Since 1985, October has been Breast Cancer Awareness Month (BCAM). One of the most famous and successful awareness campaigns in history, “Pinktober” has inspired countless people to get mammograms, saving countless lives.
But because BCAM tends to be focused on preventing and beating the condition, it overlooks a major category of patients: those with metastatic breast cancer.
In a thought-provoking article, sociologist and metastatic breast cancer patient Rachel Kraus writes about these patients that BCAM forgets.
Metastatic breast cancer occurs when a patient’s cancer has spread beyond the breast and the lymph nodes close to it, to other parts of the body. It’s also called stage 4 (sometimes written “stage IV”) breast cancer.
As with other stages of breast cancer, men can also have stage 4 breast cancer.
Metastatic breast cancer can come from a recurrence of previously treated breast cancer or be discovered when a patient’s breast cancer is detected for the first time.
Kraus reports that around 30% of breast cancer patients have stage 4 breast cancer, which kills 44,000 people a year in the United States alone.
Around 22-28% of people diagnosed with metastatic breast cancer will survive more than 5 years. As this information page points out, everyone is different and there are many factors that can contribute to survival rate. But all metastatic breast cancer patients will need to continue treatment all their life.

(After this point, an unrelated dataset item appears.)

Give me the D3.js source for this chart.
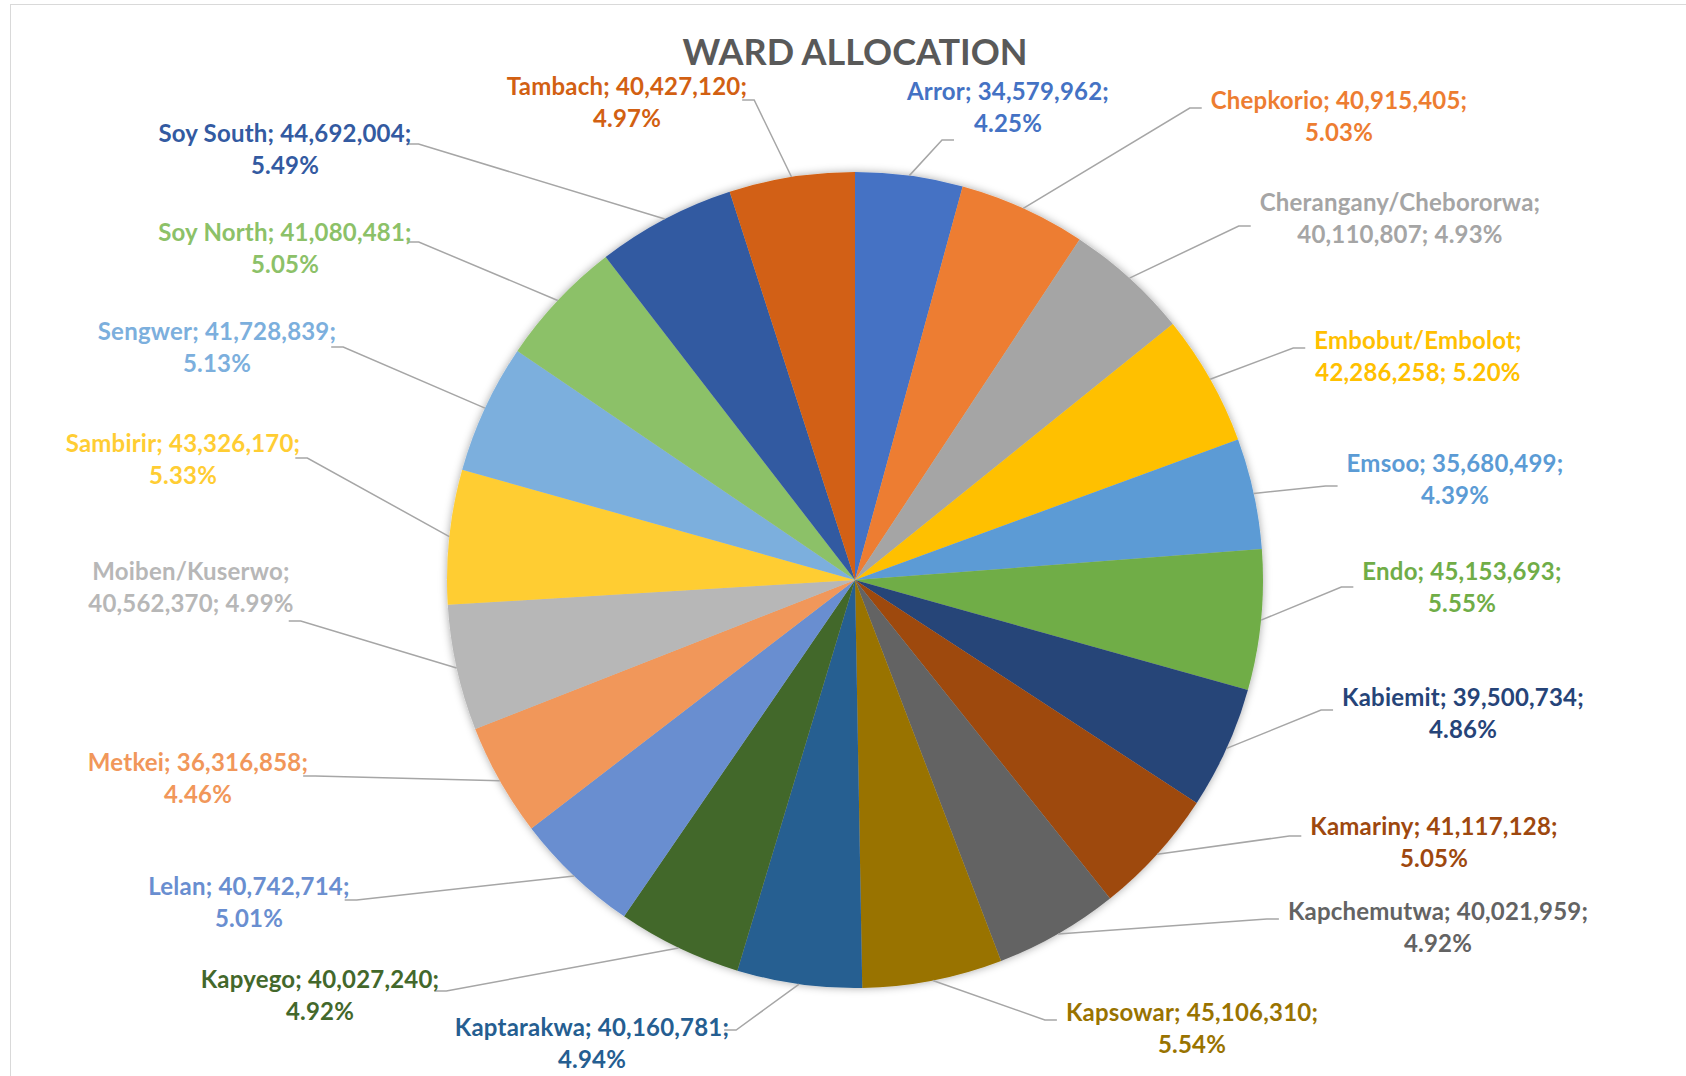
<!DOCTYPE html>
<html>
<head>
<meta charset="utf-8">
<script src="https://cdn.jsdelivr.net/npm/d3@7"></script>
<style>
    body { margin: 0; background: #fff; }
    svg { display: block; }
    text { font-family: Lato, "Open Sans", sans-serif; font-weight: 700; }
</style>
</head>
<body>
<div id="main"></div>
<script>
const wards = [
    'Arror', 'Chepkorio', 'Cherangany/Chebororwa', 'Embobut/Embolot', 'Emsoo',
    'Endo', 'Kabiemit', 'Kamariny', 'Kapchemutwa', 'Kapsowar',
    'Kaptarakwa', 'Kapyego', 'Lelan', 'Metkei', 'Moiben/Kuserwo',
    'Sambirir', 'Sengwer', 'Soy North', 'Soy South', 'Tambach'
];

const allocations = [
    34579962, 40915405, 40110807, 42286258, 35680499,
    45153693, 39500734, 41117128, 40021959, 45106310,
    40160781, 40027240, 40742714, 36316858, 40562370,
    43326170, 41728839, 41080481, 44692004, 40427120
];

const colors = [
    '#4472C4', '#ED7D31', '#A5A5A5', '#FFC000', '#5B9BD5',
    '#70AD47', '#264478', '#9E480E', '#636363', '#997300',
    '#255E91', '#43682B', '#698ED0', '#F1975A', '#B7B7B7',
    '#FFCD33', '#7CAFDD', '#8CC168', '#335AA1', '#D26012'
];

// where excel put each data label: centre of first line, side the leader leaves from, leader y offset
const labelLayout = [
    [1008, 92, 'b', 48], [1339, 101, 'l', 7], [1400, 203, 'l', 23], [1418, 341, 'l', 7],
    [1455, 464, 'l', 22], [1462, 572, 'l', 15], [1463, 698, 'l', 12], [1434, 827, 'l', 9],
    [1438, 912, 'l', 7], [1192, 1013, 'l', 7], [592, 1028, 'r', 2], [320, 980, 'r', 11],
    [249, 887, 'r', 13], [198, 763, 'r', 13], [191, 572, 'r', 49], [183, 444, 'r', 14],
    [217, 332, 'r', 15], [285, 233, 'r', 9], [285, 134, 'r', 10], [627, 87, 'r', 13]
];

const width = 1686, height = 1076;
const cx = 855, cy = 580, radius = 408;

const svg = d3.select('#main').append('svg')
    .attr('width', width)
    .attr('height', height);

let shadow = svg.append('defs').append('filter')
    .attr('id', 'shadow')
    .attr('x', '-10%').attr('y', '-10%')
    .attr('width', '120%').attr('height', '120%');
shadow.append('feDropShadow')
    .attr('dx', 0).attr('dy', 0)
    .attr('stdDeviation', 4)
    .attr('flood-color', '#000')
    .attr('flood-opacity', 0.35);

svg.append('rect')
    .attr('x', 10.5).attr('y', 4.5)
    .attr('width', width).attr('height', height)
    .attr('fill', '#fff')
    .attr('stroke', '#d9d9d9');

svg.append('text')
    .attr('x', cx).attr('y', 65)
    .attr('text-anchor', 'middle')
    .attr('fill', '#595959')
    .style('font-size', '36px')
    .text('WARD ALLOCATION');

let total = d3.sum(allocations);
let pie = d3.pie().sort(null).value(d => d);
let arcs = pie(allocations);
let arc = d3.arc().innerRadius(0).outerRadius(radius);

let g = svg.append('g').attr('transform', `translate(${cx}, ${cy})`);

g.append('g')
    .attr('filter', 'url(#shadow)')
    .selectAll('path')
    .data(arcs)
    .enter()
    .append('path')
    .attr('d', arc)
    .attr('fill', (d, i) => colors[i]);

let fmtNum = d3.format(',');
let fmtPct = d3.format('.2%');
let leaders = svg.append('g');
let labels = svg.append('g');

arcs.forEach((a, i) => {
    let [lx, ly, side, tdy] = labelLayout[i];
    let name = wards[i];
    let value = fmtNum(allocations[i]);
    let pct = fmtPct(allocations[i] / total);
    let lines = name.includes('/')
        ? [name + ';', value + '; ' + pct]
        : [name + '; ' + value + ';', pct];

    let t = labels.append('text')
        .attr('fill', colors[i])
        .attr('text-anchor', 'middle')
        .style('font-size', '24px')
        .style('letter-spacing', '0.2px');
    lines.forEach((s, k) => {
        t.append('tspan').attr('x', lx).attr('y', ly + 8 + k * 32).text(s);
    });
    let w = d3.max(t.selectAll('tspan').nodes(), n => n.getComputedTextLength());

    let mid = (a.startAngle + a.endAngle) / 2;
    let px = cx + radius * Math.sin(mid);
    let py = cy - radius * Math.cos(mid);
    let ty = ly + tdy;
    let pts;
    if (side === 'r') {
        let right = lx + w / 2;
        pts = [[right - 5, ty], [right + 7, ty], [px, py]];
    } else if (side === 'l') {
        let left = lx - w / 2;
        pts = [[left - 9, ty], [left - 21, ty], [px, py]];
    } else {
        let left = lx - w / 2;
        pts = [[left + 47, ty], [left + 35, ty], [px, py]];
    }

    leaders.append('path')
        .attr('d', d3.line()(pts))
        .attr('fill', 'none')
        .attr('stroke', '#a6a6a6')
        .attr('stroke-width', 1.5);
});
</script>
</body>
</html>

Metastatic breast cancer doesn’t really fit the common branding of BCAM. These patients aren’t fighting to prevent or beat cancer, but to manage it. In many cases, they aren’t just focusing on fighting, but also on the end of their lives. BCAM’s message seems to be one of relentless strength and positivity, and many stage 4 breast cancer patients don’t see their condition this way.
Kraus herself has had stage 4 breast cancer since 2009. Her sociology background and personal experiences led her to wonder how fellow metastatic breast cancer patients feel about BCAM.

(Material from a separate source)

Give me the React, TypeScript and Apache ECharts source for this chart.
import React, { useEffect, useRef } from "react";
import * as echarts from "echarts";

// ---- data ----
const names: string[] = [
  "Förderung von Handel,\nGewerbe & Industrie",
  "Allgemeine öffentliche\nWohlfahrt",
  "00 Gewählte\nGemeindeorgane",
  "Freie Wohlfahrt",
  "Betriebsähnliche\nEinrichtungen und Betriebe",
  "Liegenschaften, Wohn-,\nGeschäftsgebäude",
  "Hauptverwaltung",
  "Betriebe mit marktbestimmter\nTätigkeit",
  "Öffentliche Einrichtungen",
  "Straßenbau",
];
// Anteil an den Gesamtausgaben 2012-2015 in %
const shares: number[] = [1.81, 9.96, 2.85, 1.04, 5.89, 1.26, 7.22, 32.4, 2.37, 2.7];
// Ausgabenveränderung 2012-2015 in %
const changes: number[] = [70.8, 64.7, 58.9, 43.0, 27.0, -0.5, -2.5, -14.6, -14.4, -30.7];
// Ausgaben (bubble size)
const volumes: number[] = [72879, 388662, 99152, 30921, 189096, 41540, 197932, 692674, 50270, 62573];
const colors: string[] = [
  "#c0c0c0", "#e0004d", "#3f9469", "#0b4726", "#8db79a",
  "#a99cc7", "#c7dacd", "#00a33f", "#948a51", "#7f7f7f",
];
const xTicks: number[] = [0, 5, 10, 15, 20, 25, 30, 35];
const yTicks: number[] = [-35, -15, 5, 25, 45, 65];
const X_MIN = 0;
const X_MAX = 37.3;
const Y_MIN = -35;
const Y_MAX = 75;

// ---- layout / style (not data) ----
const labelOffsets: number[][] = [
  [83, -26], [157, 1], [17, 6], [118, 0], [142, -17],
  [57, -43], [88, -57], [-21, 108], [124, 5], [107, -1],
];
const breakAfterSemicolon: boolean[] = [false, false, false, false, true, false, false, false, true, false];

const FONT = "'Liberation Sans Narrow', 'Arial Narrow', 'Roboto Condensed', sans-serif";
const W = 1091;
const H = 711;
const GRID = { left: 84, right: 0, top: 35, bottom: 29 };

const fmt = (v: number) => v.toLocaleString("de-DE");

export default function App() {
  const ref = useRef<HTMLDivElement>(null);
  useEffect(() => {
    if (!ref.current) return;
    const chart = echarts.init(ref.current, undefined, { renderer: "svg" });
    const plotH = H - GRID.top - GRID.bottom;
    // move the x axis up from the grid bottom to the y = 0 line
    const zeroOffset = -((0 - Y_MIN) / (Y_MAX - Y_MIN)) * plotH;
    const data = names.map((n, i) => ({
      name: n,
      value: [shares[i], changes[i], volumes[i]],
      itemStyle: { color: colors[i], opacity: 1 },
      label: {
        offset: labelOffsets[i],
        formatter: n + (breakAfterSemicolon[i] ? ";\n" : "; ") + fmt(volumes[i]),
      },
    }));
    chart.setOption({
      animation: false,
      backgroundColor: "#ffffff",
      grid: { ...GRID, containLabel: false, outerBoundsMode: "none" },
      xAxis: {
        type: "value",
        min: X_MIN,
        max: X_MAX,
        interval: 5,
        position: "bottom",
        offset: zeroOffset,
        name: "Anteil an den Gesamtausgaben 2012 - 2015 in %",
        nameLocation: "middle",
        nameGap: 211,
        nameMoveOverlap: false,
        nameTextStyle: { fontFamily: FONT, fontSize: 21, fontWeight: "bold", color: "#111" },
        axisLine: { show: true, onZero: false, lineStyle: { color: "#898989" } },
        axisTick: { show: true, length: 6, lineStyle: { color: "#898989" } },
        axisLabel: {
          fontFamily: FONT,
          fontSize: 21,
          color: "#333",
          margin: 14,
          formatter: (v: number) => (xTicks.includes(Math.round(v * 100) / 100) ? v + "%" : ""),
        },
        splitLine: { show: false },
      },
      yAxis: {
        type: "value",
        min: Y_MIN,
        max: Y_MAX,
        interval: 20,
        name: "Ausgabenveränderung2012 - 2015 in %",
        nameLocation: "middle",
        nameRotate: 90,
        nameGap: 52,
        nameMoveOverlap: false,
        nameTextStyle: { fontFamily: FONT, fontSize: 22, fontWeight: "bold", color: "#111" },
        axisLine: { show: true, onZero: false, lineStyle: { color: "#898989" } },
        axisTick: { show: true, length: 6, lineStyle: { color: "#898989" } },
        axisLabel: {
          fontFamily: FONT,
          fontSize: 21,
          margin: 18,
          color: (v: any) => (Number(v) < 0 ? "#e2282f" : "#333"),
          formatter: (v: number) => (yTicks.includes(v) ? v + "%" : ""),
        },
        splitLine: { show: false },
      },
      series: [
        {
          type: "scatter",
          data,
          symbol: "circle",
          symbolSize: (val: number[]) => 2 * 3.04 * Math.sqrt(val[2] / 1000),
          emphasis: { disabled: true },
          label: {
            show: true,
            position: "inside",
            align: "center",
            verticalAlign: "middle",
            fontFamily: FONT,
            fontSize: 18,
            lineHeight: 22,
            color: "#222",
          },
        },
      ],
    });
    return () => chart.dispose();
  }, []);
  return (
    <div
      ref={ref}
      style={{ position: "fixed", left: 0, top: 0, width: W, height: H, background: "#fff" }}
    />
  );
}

She surveyed 310 women with metastatic breast cancer and conducted in-depth interviews with 33 of them.
Here are some highlights of what she discovered from a majority of respondents:
● Most respondents felt that BCAM seems to ignore stage 4 breast cancer.
● Most respondents don’t feel that the pink ribbon represents them.
(This mentality is what’s inspired the organization METAvivor to create a ribbon specifically for metastatic breast cancer.)
● Many respondents said they don’t like the term “survivor”, since in their case, no matter how long they live, they won’t survive their cancer. Instead, they prefer terms like “patient” or “a person who has cancer.”
● For most respondents, BCAM seems to make breast cancer seem less serious than it can be.
This last point is understandable from both sides. The respondents know firsthand the realities of their condition, and it’s likely that many had no idea of the seriousness of stage 4 breast cancer before their diagnosis.
But on the other hand, would BCAM be so successful in encouraging people to get mammograms if the public was more afraid of what lies at the other side? Any cancer diagnosis is terrifying but understanding that breast cancer is most often treatable and curable is far better incentive than to think of possibly getting bad news that stays bad.
Fortunately, Kraus reports that she has started to see some groups, including the famous Susan G. Komen organization, offer resources and information specifically geared towards stage 4 breast cancer. She’s even seen metastatic breast cancer bracelets become available in her cancer center’s gift shop.
Hopefully, this improvement and representation will continue - as will research into finding a true cure. In the meantime, Kraus’s article is a helpful and insightful read for healthcare providers and organizations, as well as friends and families of someone with stage 4 breast cancer.